Bastos não precisa mais de elogios. Já foi alvo de incessantes celebrações na passarela onde desfilou pela vida. Com efeito, o termo ‘passarela’ é a metáfora que associo à advocacia criminal. Neste domínio, Bastos foi intenso, mas pagou caro por isso. Morreu aos 79 anos. (Meu pai também morreu nessa idade. Na ocasião, eu estava em São Paulo. Fazia o doutorado. Meu professor orientador era Dirceu de Mello. Lembro da pergunta que ele fez ao me encontrar num corredor da PUC: qual é mesmo a idade de seu pai?  Quando respondi que tinha 79 anos, ele, um pouco assustado, reagiu: mas é muito cedo para morrer! Bem, o Dirceu estava com 80 anos, já tinha sido Presidente do Tribunal de Justiça do Estado e naqueles dias disputava, em eleição direta, o cargo de Reitor daquela Universidade.) Morreu num leito do Sírio-libanês. Mas, mesmo ali, embora à procura de cura, despachava com sua equipe, orientando-a, definindo estratégias na busca de saídas para o rolo de seus novos clientes, o pessoal capturado na operação lava-jato.

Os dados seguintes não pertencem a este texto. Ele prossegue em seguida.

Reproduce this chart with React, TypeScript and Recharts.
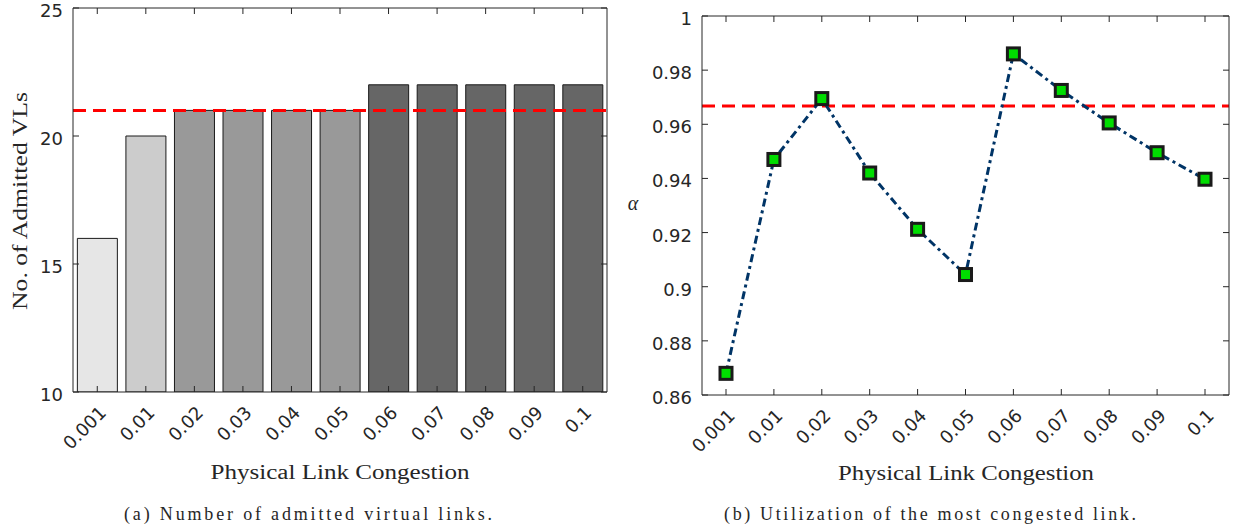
import React from 'react';
import {
  BarChart,
  Bar,
  Cell,
  LineChart,
  Line,
  XAxis,
  YAxis,
  ReferenceLine,
} from 'recharts';

const categories = ['0.001', '0.01', '0.02', '0.03', '0.04', '0.05', '0.06', '0.07', '0.08', '0.09', '0.1'];
const admittedVLs = [16, 20, 21, 21, 21, 21, 22, 22, 22, 22, 22];
const alphaValues = [0.868, 0.947, 0.9695, 0.942, 0.9212, 0.9045, 0.986, 0.9725, 0.9605, 0.9495, 0.9397];
const admittedLimit = 21;
const alphaLimit = 0.9668;
const vlTicks = [10, 15, 20, 25];
const alphaTicks = [0.86, 0.88, 0.9, 0.92, 0.94, 0.96, 0.98, 1];

const barFills = ['#e6e6e6', '#cccccc', '#999999', '#999999', '#999999', '#999999', '#666666', '#666666', '#666666', '#666666', '#666666'];

const barData = categories.map((c, i) => ({ c, v: admittedVLs[i] }));
const lineData = categories.map((c, i) => ({ c, a: alphaValues[i] }));

const AX = '#262626';
const TICK_FONT = 'DejaVu Sans';
const SERIF = 'Liberation Serif';
const W = 620;
const W2 = 613;
const H = 529;
const TL = 6; // inward tick length
const XM = 22; // gap from x axis to rotated label
const YM = 10; // gap from y axis to label

// bottom axis: inward tick + rotated label
const BottomTick = (props: any) => {
  const { x, y, payload } = props;
  const ay = y - XM;
  return (
    <g>
      <line x1={x} x2={x} y1={ay} y2={ay - TL} stroke={AX} strokeWidth={1} />
      <g transform={`translate(${x + 10},${y})`}>
        <text textAnchor="end" transform="rotate(-45)" fill={AX} fontSize={18} fontFamily={TICK_FONT}>
          {payload.value}
        </text>
      </g>
    </g>
  );
};

// top axis: inward tick only
const TopTick = (props: any) => {
  const { x, y } = props;
  return <line x1={x} x2={x} y1={y} y2={y + TL} stroke={AX} strokeWidth={1} />;
};

const makeLeftTick = (fmt: (v: number) => string) => (props: any) => {
  const { x, y, payload } = props;
  const ax = x + YM;
  return (
    <g>
      <line x1={ax} x2={ax + TL} y1={y} y2={y} stroke={AX} strokeWidth={1} />
      <text x={x} y={y} dy="0.5em" textAnchor="end" fill={AX} fontSize={18} fontFamily={TICK_FONT}>
        {fmt(payload.value)}
      </text>
    </g>
  );
};

const RightTick = (props: any) => {
  const { x, y } = props;
  return <line x1={x} x2={x - TL} y1={y} y2={y} stroke={AX} strokeWidth={1} />;
};

const fmtAlpha = (v: number) => String(Number(v.toFixed(2)));
const VLTick = makeLeftTick((v) => String(v));
const AlphaTick = makeLeftTick(fmtAlpha);

const SquareDot = (props: any) => {
  const { cx, cy, index } = props;
  if (cx == null || cy == null) return <g key={`d${index}`} />;
  return (
    <rect key={`d${index}`} x={cx - 6} y={cy - 6} width={12} height={12} fill="#00dd00" stroke="#1a1a1a" strokeWidth={3} />
  );
};

const layer: React.CSSProperties = { position: 'absolute', top: 0 };

export default function App() {
  return (
    <div style={{ position: 'fixed', left: 0, top: 0, width: 1233, height: H, background: '#fff', overflow: 'hidden' }}>
      {/* left panel: bars */}
      <div style={{ ...layer, left: 0 }}>
        <BarChart width={W} height={H} data={barData} margin={{ top: 8, right: 13, bottom: 137, left: 73 }} barCategoryGap="9%">
          <XAxis dataKey="c" hide />
          <YAxis hide domain={[10, 25]} type="number" allowDataOverflow />
          <Bar dataKey="v" stroke="#1a1a1a" strokeWidth={1} isAnimationActive={false}>
            {barData.map((d, i) => (
              <Cell key={d.c} fill={barFills[i]} />
            ))}
          </Bar>
          <ReferenceLine y={admittedLimit} stroke="#ff0000" strokeWidth={3} strokeDasharray="13 7" />
        </BarChart>
      </div>
      {/* left panel: axes box on top */}
      <div style={{ ...layer, left: 0 }}>
        <BarChart width={W} height={H} data={barData} margin={{ top: 7, right: 12, bottom: 77, left: 13 }}>
          <XAxis dataKey="c" scale="band" height={60} tick={<BottomTick />} tickLine={false} tickSize={0} tickMargin={XM} stroke={AX} interval={0} />
          <XAxis xAxisId="top" dataKey="c" scale="band" orientation="top" height={1} tick={<TopTick />} tickLine={false} tickSize={0} tickMargin={0} stroke={AX} interval={0} />
          <YAxis
            width={60}
            domain={[10, 25]}
            allowDataOverflow
            ticks={vlTicks}
            interval={0}
            type="number"
            tickLine={false}
            tickSize={0}
            tickMargin={YM}
            stroke={AX}
            tick={<VLTick />}
          />
          <YAxis yAxisId="r" orientation="right" width={1} domain={[10, 25]} allowDataOverflow ticks={vlTicks} interval={0} type="number" tick={<RightTick />} tickLine={false} tickSize={0} tickMargin={0} stroke={AX} />
        </BarChart>
      </div>
      {/* right panel: line */}
      <div style={{ ...layer, left: 620 }}>
        <LineChart width={W2} height={H} data={lineData} margin={{ top: 16, right: 4, bottom: 134, left: 82 }}>
          <XAxis dataKey="c" hide padding={{ left: 24, right: 24 }} />
          <YAxis hide domain={[0.86, 1]} type="number" allowDataOverflow />
          <ReferenceLine y={alphaLimit} stroke="#ff0000" strokeWidth={3} strokeDasharray="13 7" />
          <Line
            dataKey="a"
            stroke="#003466"
            strokeWidth={3}
            strokeDasharray="8 4 3 4"
            dot={SquareDot}
            isAnimationActive={false}
          />
        </LineChart>
      </div>
      <div style={{ ...layer, left: 620 }}>
        <LineChart width={W2} height={H} data={lineData} margin={{ top: 15, right: 3, bottom: 74, left: 22 }}>
          <XAxis dataKey="c" height={60} padding={{ left: 24, right: 24 }} tick={<BottomTick />} tickLine={false} tickSize={0} tickMargin={XM} stroke={AX} interval={0} />
          <XAxis xAxisId="top" dataKey="c" orientation="top" height={1} padding={{ left: 24, right: 24 }} tick={<TopTick />} tickLine={false} tickSize={0} tickMargin={0} stroke={AX} interval={0} />
          <YAxis
            width={60}
            domain={[0.86, 1]}
            allowDataOverflow
            ticks={alphaTicks}
            interval={0}
            type="number"
            tickLine={false}
            tickSize={0}
            tickMargin={YM}
            stroke={AX}
            tick={<AlphaTick />}
          />
          <YAxis yAxisId="r" orientation="right" width={1} domain={[0.86, 1]} allowDataOverflow ticks={alphaTicks} interval={0} type="number" tick={<RightTick />} tickLine={false} tickSize={0} tickMargin={0} stroke={AX} />
        </LineChart>
      </div>
      <svg width={1233} height={H} style={{ position: 'absolute', left: 0, top: 0, pointerEvents: 'none' }}>
        <text x={20} y={201} transform="rotate(-90 20 201)" textAnchor="middle" dominantBaseline="central" fontFamily={SERIF} fontSize={20} fill={AX} textLength={218} lengthAdjust="spacingAndGlyphs">
          No. of Admitted VLs
        </text>
        <text x={340} y={479} textAnchor="middle" fontFamily={SERIF} fontSize={20} fill={AX} textLength={259} lengthAdjust="spacingAndGlyphs">
          Physical Link Congestion
        </text>
        <text x={124} y={520} fontFamily={SERIF} fontSize={18} fill={AX} textLength={368} lengthAdjust="spacing">
          (a) Number of admitted virtual links.
        </text>
        <text x={633} y={210} textAnchor="middle" fontFamily={SERIF} fontStyle="italic" fontSize={20} fill={AX}>
          α
        </text>
        <text x={966} y={480} textAnchor="middle" fontFamily={SERIF} fontSize={20} fill={AX} textLength={256} lengthAdjust="spacingAndGlyphs">
          Physical Link Congestion
        </text>
        <text x={724} y={520} fontFamily={SERIF} fontSize={18} fill={AX} textLength={412} lengthAdjust="spacing">
          (b) Utilization of the most congested link.
        </text>
      </svg>
    </div>
  );
}
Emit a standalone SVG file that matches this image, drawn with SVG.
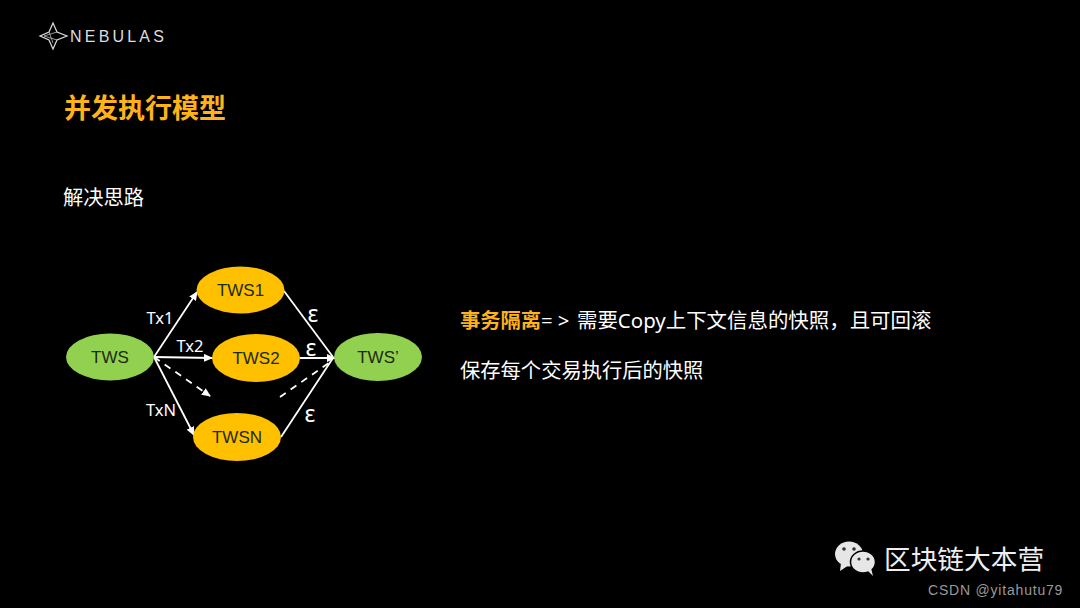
<svg xmlns="http://www.w3.org/2000/svg" width="1080" height="608" viewBox="0 0 1080 608">
<style>
.n{font-family:"Liberation Sans","Noto Sans",sans-serif;font-size:17px;text-anchor:middle;fill:#1c2a10}
.l{font-family:"Noto Sans",sans-serif;font-size:16.500px;fill:#fff;text-anchor:middle}
.v{font-family:"Noto Sans",sans-serif;font-size:23px;fill:#fff;text-anchor:middle}
.c{font-family:"Noto Sans","Noto Sans CJK SC",sans-serif;font-size:20.300px;fill:#fff}
.e{stroke:#fff;stroke-width:1.8;fill:none}
.a{marker-end:url(#h)}
.d{stroke-dasharray:7 6}
.g{fill:#92d050}.o{fill:#ffc000}
</style>
<defs><marker id="h" markerUnits="userSpaceOnUse" markerWidth="10" markerHeight="8" refX="8" refY="4" orient="auto"><path d="M0 0L9 4L0 8Z" fill="#fff"/></marker></defs>
<rect width="1080" height="608" fill="#000"/>
<g id="logo">
<path d="M53 23L57 32L67 36L57 40L53 49L49 40L40 36L49 32Z" fill="none" stroke="#ddd" stroke-width="1.2"/>
<path d="M57 32L44 36L57 40M49 32L53 43" fill="none" stroke="#bbb" stroke-width="0.8"/>
<text x="70" y="42" font-family="'Liberation Sans',sans-serif" font-size="16" letter-spacing="3.200" fill="#ddd">NEBULAS</text>
</g>
<text x="64" y="118" font-family="'Noto Sans CJK SC',sans-serif" font-size="27" font-weight="700" fill="#ffb31a">并发执行模型</text>
<text x="63" y="205" class="c">解决思路</text>
<g id="connectors">
<path class="e a" d="M154 357L197 292"/>
<path class="e a" d="M154 357L212 358"/>
<path class="e a d" d="M154 357L210 396"/>
<path class="e a" d="M154 357L194 435"/>
<path class="e" d="M284 291L333 357"/>
<path class="e a" d="M300 358L335 358"/>
<path class="e d" d="M280 397L333 360"/>
<path class="e" d="M281 437L333 358"/>
</g>
<g id="n-tws"><ellipse class="g" cx="110" cy="357" rx="44" ry="23.5"/><text class="n" x="110" y="363">TWS</text></g>
<g id="n-tws1"><ellipse class="o" cx="240.500" cy="290" rx="44" ry="23.500"/><text class="n" x="240.500" y="296">TWS1</text></g>
<g id="n-tws2"><ellipse class="o" cx="256" cy="358" rx="44" ry="24"/><text class="n" x="256" y="364">TWS2</text></g>
<g id="n-twsn"><ellipse class="o" cx="237" cy="437" rx="44" ry="24"/><text class="n" x="237" y="443">TWSN</text></g>
<g id="n-twsp"><ellipse class="g" cx="378" cy="357" rx="44" ry="24"/><text class="n" x="378" y="363">TWS’</text></g>
<text class="l" x="160" y="324">Tx1</text>
<text class="l" x="190" y="352">Tx2</text>
<text class="l" x="161" y="416">TxN</text>
<text class="v" x="313" y="322">ε</text>
<text class="v" x="311" y="356">ε</text>
<text class="v" x="310" y="422">ε</text>
<text x="460" y="328" class="c"><tspan font-weight="700" fill="#ffb31a">事务隔离</tspan></text>
<text x="541" y="328" class="c">= &gt;</text>
<text x="577" y="328" class="c" font-size="20.400" style="font-size:20.450px">需要Copy上下文信息的快照，且可回滚</text>
<text x="460" y="378" class="c">保存每个交易执行后的快照</text>
<g id="wm">
<ellipse cx="849" cy="554" rx="14" ry="12.500" fill="#e6e6e6"/>
<path d="M841 563L840 571L849 565Z" fill="#e6e6e6"/>
<ellipse cx="863" cy="562" rx="12.500" ry="11" fill="#e6e6e6" stroke="#000" stroke-width="1.500"/>
<path d="M868 571L873 576L871 568Z" fill="#e6e6e6"/>
<circle cx="844" cy="549" r="1.800" fill="#333"/><circle cx="854" cy="549" r="1.800" fill="#333"/>
<circle cx="859" cy="559" r="1.600" fill="#333"/><circle cx="868" cy="559" r="1.600" fill="#333"/>
<text x="884" y="569" font-family="'Noto Sans CJK SC',sans-serif" font-size="26.700" fill="#eee">区块链大本营</text>
<text x="928" y="595" font-family="'Liberation Sans',sans-serif" font-size="14" letter-spacing="0.800" fill="#999">CSDN @yitahutu79</text>
</g>
</svg>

Seu sucesso tinha origem aí, nesse convulsivo desejo de vencer que era a marca de seu perfil. Claro que a vontade é uma força (no sentido nietzschiano), mas como tal enfrenta outras forças, por exemplo, a da polícia, do Ministério Público, para não falar dos traidores ou inimigos em geral.  De qualquer modo venceu muito mais do que perdeu. A derrota que deve ter lhe machucado mais foi a do mensalão. Consta que confessava para os amigos mais próximos seu desencanto com algumas figuras do STF. Sua confissão, no entanto, tinha o propósito de buscar alívio. Ninguém suporta carregar sozinho o peso das mágoas adquiridas no cotidiano da experiência profissional. Muito menos o advogado criminalista. Sua responsabilidade é colossal. O sentimento de desamparo da clientela cria em torno dele expectativas que, às vezes, beiram ao delírio. Bastos deve ter comido o pão que o diabo amassou quando ouvia os acordes da linguagem atrevida de Lula, reclamando do que aconteceu no julgamento do mensalão. É difícil para clientes a compreensão de que o compromisso do advogado é somente com o princípio do desempenho e não com o princípio do resultado. Mas a turma do crime, em grande parte, é assim mesmo. Nunca se emancipa e, tal como as crianças, não conseguem se separar do mundo mágico da fantasia.